## [Your objective]
Type out the complete listing below word for word, without its pictures.

## [Information supplied]

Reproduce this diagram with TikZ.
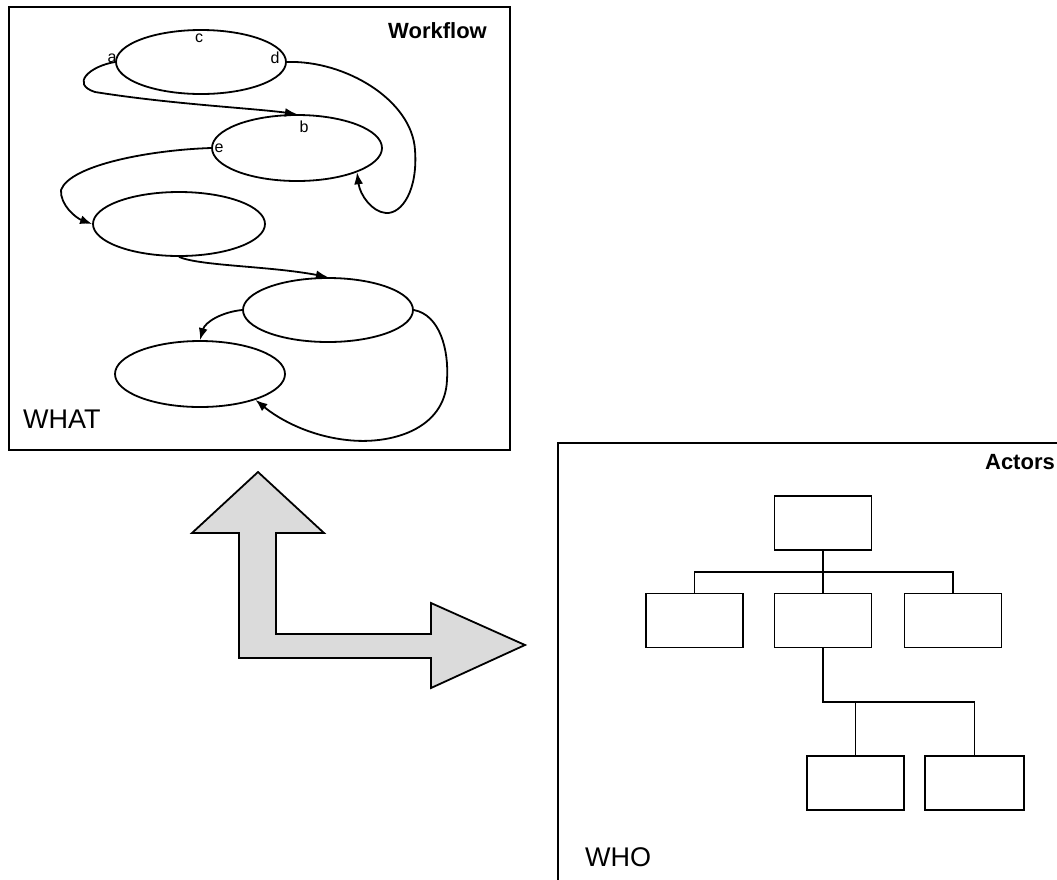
\documentclass[tikz,border=0pt]{standalone}
\usepackage{fontspec}
\setmainfont{Liberation Sans}
\usetikzlibrary{shapes.geometric,arrows.meta}
\tikzset{
  state/.style={ellipse,draw,line width=1.8pt,minimum width=170pt,minimum height=64pt,inner sep=0pt},
  flow/.style={line width=1.8pt,-{Latex[length=12pt,width=9pt]}},
  lbl/.style={inner sep=0pt,font=\fontsize{16pt}{16pt}\selectfont},
  title/.style={inner sep=0pt,font=\bfseries\fontsize{22pt}{22pt}\selectfont},
  big/.style={inner sep=0pt,font=\fontsize{27pt}{27pt}\selectfont},
  frame/.style={draw,line width=1.6pt},
  orgbox/.style={rectangle,draw,line width=1.8pt,minimum width=97pt,minimum height=54pt,inner sep=0pt},
  orgline/.style={line width=1.8pt},
  bigarrow/.style={draw,line width=1.8pt,fill=black!14,line join=miter}
}
\begin{document}
\begin{tikzpicture}[x=1pt,y=-1pt]
\useasboundingbox (0,0) rectangle (1057,879);
\fill[white] (0,0) rectangle (1057,879);

% ---------- Workflow panel ----------
\draw[frame] (9,7) rectangle (510,450);
\node[title,anchor=east] (wf) at (487,31) {Workflow};
\node[big,anchor=west] (what) at (23,419) {WHAT};

\node[state] (e1) at (201,62) {};
\node[state,minimum height=66pt] (e2) at (297,148) {};
\node[state,minimum width=172pt] (e3) at (179,224) {};
\node[state] (e4) at (328,310) {};
\node[state,minimum height=66pt] (e5) at (200,374) {};

\node[lbl] (la) at (112,58) {a};
\node[lbl] (lc) at (199,38) {c};
\node[lbl] (ld) at (275,58) {d};
\node[lbl] (lb) at (304,127) {b};
\node[lbl] (le) at (219,148) {e};

\draw[flow] (e1.west) .. controls (90,66) and (70,84) .. (95,92)
            .. controls (170,104) and (250,108) .. (e2.north);
\draw[flow] (e1.east) .. controls (345,60) and (412,100) .. (415,150)
            .. controls (418,190) and (402,214) .. (386,213)
            .. controls (372,212) and (360,195) .. (e2.-22);
\draw[flow] (e2.west) .. controls (150,150) and (70,165) .. (61,190)
            .. controls (60,205) and (76,218) .. (e3.west);
\draw[flow] (e3.south) .. controls (200,266) and (270,266) .. (e4.north);
\draw[flow] (e4.west) .. controls (222,312) and (205,322) .. (e5.north);
\draw[flow] (e4.east) .. controls (440,315) and (449,350) .. (447,380)
            .. controls (445,430) and (390,445) .. (347,440)
            .. controls (310,436) and (280,420) .. (e5.-25);

% ---------- Big L arrow ----------
\draw[bigarrow] (258,472) -- (324,533) -- (276,533) -- (276,634) -- (431,634)
  -- (431,603) -- (525,645) -- (431,688) -- (431,658) -- (239,658)
  -- (239,533) -- (192,533) -- cycle;

% ---------- Actors panel ----------
\draw[frame] (558,890) -- (558,443) -- (1070,443);
\node[title,anchor=east] (act) at (1055,462) {Actors};
\node[big,anchor=west] (who) at (585,857) {WHO};

\node[orgbox] (r0) at (823,523) {};
\node[orgbox] (r1) at (694.5,620.5) {};
\node[orgbox] (r2) at (823,620.5) {};
\node[orgbox] (r3) at (953,620.5) {};
\node[orgbox] (r4) at (855.5,783) {};
\node[orgbox,minimum width=99pt] (r5) at (974.5,783) {};

\coordinate (bus1) at (823,572);
\coordinate (bus2) at (823,702);

\draw[orgline] (r0.south) -- (r2.north);
\draw[orgline] (r1.north) -- (r1.north |- bus1) -- (r3.north |- bus1) -- (r3.north);
\draw[orgline] (r2.south) -- (r2.south |- bus2) -- (r5.north |- bus2) -- (r5.north);
\draw[orgline] (r4.north) -- (r4.north |- bus2);
\end{tikzpicture}
\end{document}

## [Task answer]
Reproduce this diagram with TikZ.
\documentclass[tikz,border=0pt]{standalone}
\usepackage{fontspec}
\setmainfont{Liberation Sans}
\usetikzlibrary{shapes.geometric,arrows.meta}
\tikzset{
  state/.style={ellipse,draw,line width=1.8pt,minimum width=170pt,minimum height=64pt,inner sep=0pt},
  flow/.style={line width=1.8pt,-{Latex[length=12pt,width=9pt]}},
  lbl/.style={inner sep=0pt,font=\fontsize{16pt}{16pt}\selectfont},
  title/.style={inner sep=0pt,font=\bfseries\fontsize{22pt}{22pt}\selectfont},
  big/.style={inner sep=0pt,font=\fontsize{27pt}{27pt}\selectfont},
  frame/.style={draw,line width=1.6pt},
  orgbox/.style={rectangle,draw,line width=1.8pt,minimum width=97pt,minimum height=54pt,inner sep=0pt},
  orgline/.style={line width=1.8pt},
  bigarrow/.style={draw,line width=1.8pt,fill=black!14,line join=miter}
}
\begin{document}
\begin{tikzpicture}[x=1pt,y=-1pt]
\useasboundingbox (0,0) rectangle (1057,879);
\fill[white] (0,0) rectangle (1057,879);

% ---------- Workflow panel ----------
\draw[frame] (9,7) rectangle (510,450);
\node[title,anchor=east] (wf) at (487,31) {Workflow};
\node[big,anchor=west] (what) at (23,419) {WHAT};

\node[state] (e1) at (201,62) {};
\node[state,minimum height=66pt] (e2) at (297,148) {};
\node[state,minimum width=172pt] (e3) at (179,224) {};
\node[state] (e4) at (328,310) {};
\node[state,minimum height=66pt] (e5) at (200,374) {};

\node[lbl] (la) at (112,58) {a};
\node[lbl] (lc) at (199,38) {c};
\node[lbl] (ld) at (275,58) {d};
\node[lbl] (lb) at (304,127) {b};
\node[lbl] (le) at (219,148) {e};

\draw[flow] (e1.west) .. controls (90,66) and (70,84) .. (95,92)
            .. controls (170,104) and (250,108) .. (e2.north);
\draw[flow] (e1.east) .. controls (345,60) and (412,100) .. (415,150)
            .. controls (418,190) and (402,214) .. (386,213)
            .. controls (372,212) and (360,195) .. (e2.-22);
\draw[flow] (e2.west) .. controls (150,150) and (70,165) .. (61,190)
            .. controls (60,205) and (76,218) .. (e3.west);
\draw[flow] (e3.south) .. controls (200,266) and (270,266) .. (e4.north);
\draw[flow] (e4.west) .. controls (222,312) and (205,322) .. (e5.north);
\draw[flow] (e4.east) .. controls (440,315) and (449,350) .. (447,380)
            .. controls (445,430) and (390,445) .. (347,440)
            .. controls (310,436) and (280,420) .. (e5.-25);

% ---------- Big L arrow ----------
\draw[bigarrow] (258,472) -- (324,533) -- (276,533) -- (276,634) -- (431,634)
  -- (431,603) -- (525,645) -- (431,688) -- (431,658) -- (239,658)
  -- (239,533) -- (192,533) -- cycle;

% ---------- Actors panel ----------
\draw[frame] (558,890) -- (558,443) -- (1070,443);
\node[title,anchor=east] (act) at (1055,462) {Actors};
\node[big,anchor=west] (who) at (585,857) {WHO};

\node[orgbox] (r0) at (823,523) {};
\node[orgbox] (r1) at (694.5,620.5) {};
\node[orgbox] (r2) at (823,620.5) {};
\node[orgbox] (r3) at (953,620.5) {};
\node[orgbox] (r4) at (855.5,783) {};
\node[orgbox,minimum width=99pt] (r5) at (974.5,783) {};

\coordinate (bus1) at (823,572);
\coordinate (bus2) at (823,702);

\draw[orgline] (r0.south) -- (r2.north);
\draw[orgline] (r1.north) -- (r1.north |- bus1) -- (r3.north |- bus1) -- (r3.north);
\draw[orgline] (r2.south) -- (r2.south |- bus2) -- (r5.north |- bus2) -- (r5.north);
\draw[orgline] (r4.north) -- (r4.north |- bus2);
\end{tikzpicture}
\end{document}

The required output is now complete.